The source went on to say how Riot's next step was to appeal to what all coders really enjoy: "exposing flaws in someone else's code. They straight out said we could get paid to work as consultants and all we had to do in exchange was explain how these programs we were making worked. We didn't have to stop coding cheats. We would get paid twice."

However, the source said that while the pay was good, and working with Riot was generally rewarding, after a time the company became more and more demanding of him. "Personally, I think I gave them everything they could have wanted and more," he said. "There were probably 10 exploits that never saw a ranked game during the months I was contracted. The management would pressure you and say they weren't getting enough for their money, so you'd work more and more hours. If that didn't satisfy them, then they'd ask you to give up other people."

"What they do with the information we provide them... Well, it's not always what I would call ethical."

The source explained that what Riot did with the information provided in "giving up" fellow cheat coders wasn't exactly ethical. "They know legally they can't touch them without cast-iron evidence, so when developers won't 'flip,' Rioters go directly to them and let them know that they know who they are. If you're a 16-year-old learning how to code and you get confronted like that, obviously you're going to shit your pants. It's obviously more cost effective than how they used to do things but I doubt it has the same results."

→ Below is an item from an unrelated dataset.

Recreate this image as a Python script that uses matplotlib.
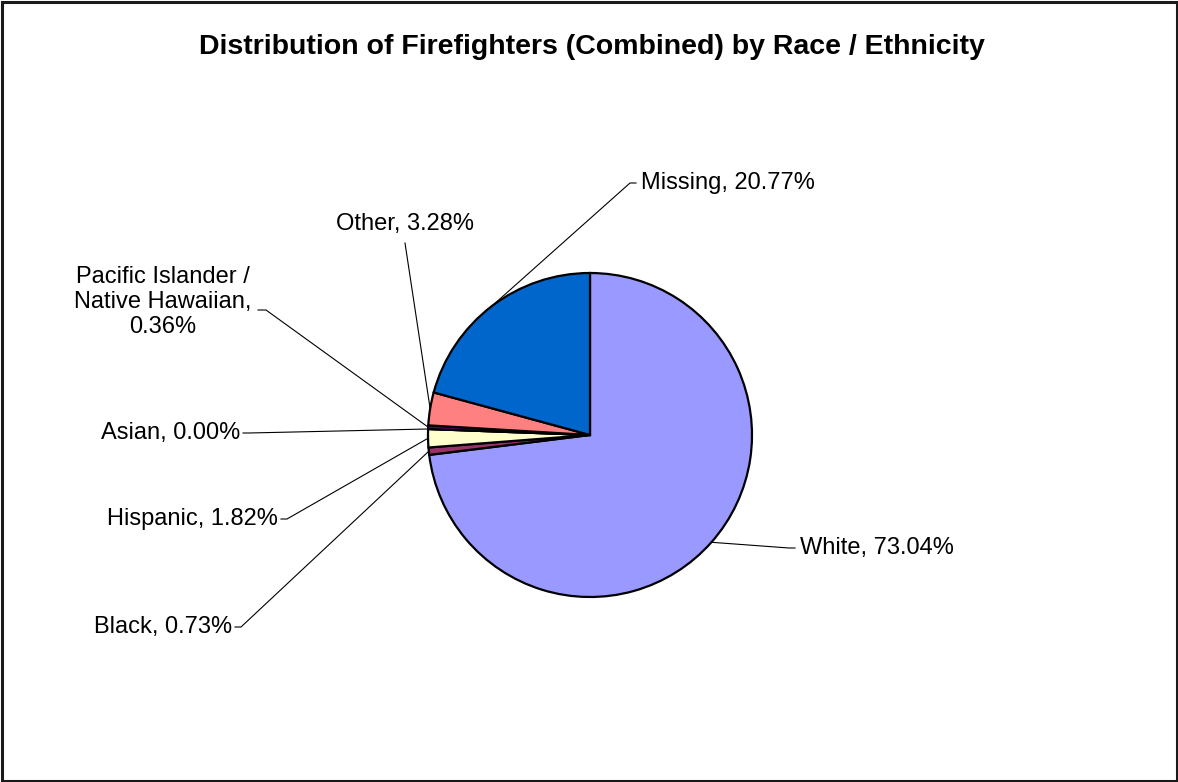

In the end, the source claims that Riot's dubious ethical nature, combined with a change in his contract that would see him earn considerably less money, caused him to cut ties with the company. "I know that no-one reading this will be sympathetic and I guess I can't complain," he said. "I got months of great pay-until they switched the agreement-and a free trip to L.A. In the end though, they weren't committed to fixing the problem and couldn't pay me enough to make my time worthwhile, so I went back to developing cheats and Elo-boosting."